_Provided data_:
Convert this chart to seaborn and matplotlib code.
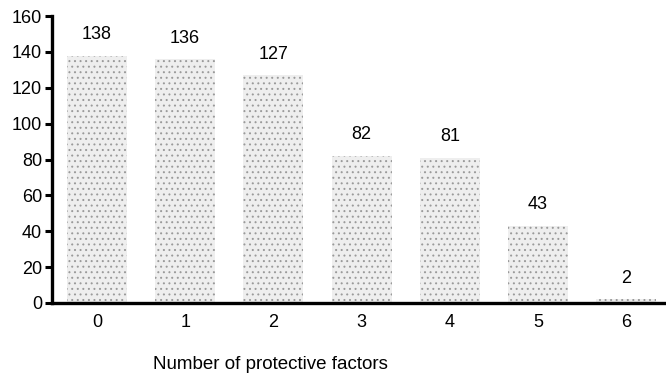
import matplotlib
matplotlib.use("Agg")
import matplotlib.pyplot as plt
import seaborn as sns
import pandas as pd

# Number of protective factors and count of cases
factors = ["0", "1", "2", "3", "4", "5", "6"]
counts = [138, 136, 127, 82, 81, 43, 2]

df = pd.DataFrame({"factors": factors, "counts": counts})

sns.set_style("white")
plt.rcParams["font.family"] = ["Liberation Sans", "DejaVu Sans"]
plt.rcParams["hatch.linewidth"] = 0.7
plt.rcParams["text.color"] = "black"
plt.rcParams["xtick.color"] = "black"
plt.rcParams["ytick.color"] = "black"

fig = plt.figure(figsize=(6.66, 3.74), dpi=100)
ax = fig.add_axes([0.078, 0.19, 0.922, 0.767])

sns.barplot(data=df, x="factors", y="counts", color="#eeeeee",
            width=0.68, saturation=1, ax=ax)
# stippled look of the scanned bars
for bar in ax.patches:
    bar.set_hatch("...")
    bar.set_edgecolor("#9a9a9a")
    bar.set_linewidth(0)

# value labels above bars
for i, v in enumerate(counts):
    ax.text(i, v + 7, str(v), ha="center", va="bottom", fontsize=13)

ax.set_ylim(0, 160)
ax.set_yticks(range(0, 161, 20))
ax.set_xlim(-0.51, 6.45)
ax.set_xlabel("")
ax.set_ylabel("")

sns.despine(ax=ax)
for side in ["left", "bottom"]:
    ax.spines[side].set_linewidth(2.4)
    ax.spines[side].set_color("black")
ax.tick_params(axis="y", direction="out", length=5, width=2.2, labelsize=13,
               left=True, pad=2)
ax.tick_params(axis="x", length=0, labelsize=13, pad=8)

fig.text(153 / 666, 1 - 369 / 374, "Number of protective factors",
         ha="left", va="baseline", fontsize=13.5)

fig.savefig("out.png", dpi=100)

_Exercise directions_: Only the lines from the top of the data through the line with "ax = fig.add_axes([0.078, 0.19, 0.922, 0.767])" should be quoted, exactly and with both ends kept; skip the pictures.

_Written answer_:
Convert this chart to seaborn and matplotlib code.
import matplotlib
matplotlib.use("Agg")
import matplotlib.pyplot as plt
import seaborn as sns
import pandas as pd

# Number of protective factors and count of cases
factors = ["0", "1", "2", "3", "4", "5", "6"]
counts = [138, 136, 127, 82, 81, 43, 2]

df = pd.DataFrame({"factors": factors, "counts": counts})

sns.set_style("white")
plt.rcParams["font.family"] = ["Liberation Sans", "DejaVu Sans"]
plt.rcParams["hatch.linewidth"] = 0.7
plt.rcParams["text.color"] = "black"
plt.rcParams["xtick.color"] = "black"
plt.rcParams["ytick.color"] = "black"

fig = plt.figure(figsize=(6.66, 3.74), dpi=100)
ax = fig.add_axes([0.078, 0.19, 0.922, 0.767])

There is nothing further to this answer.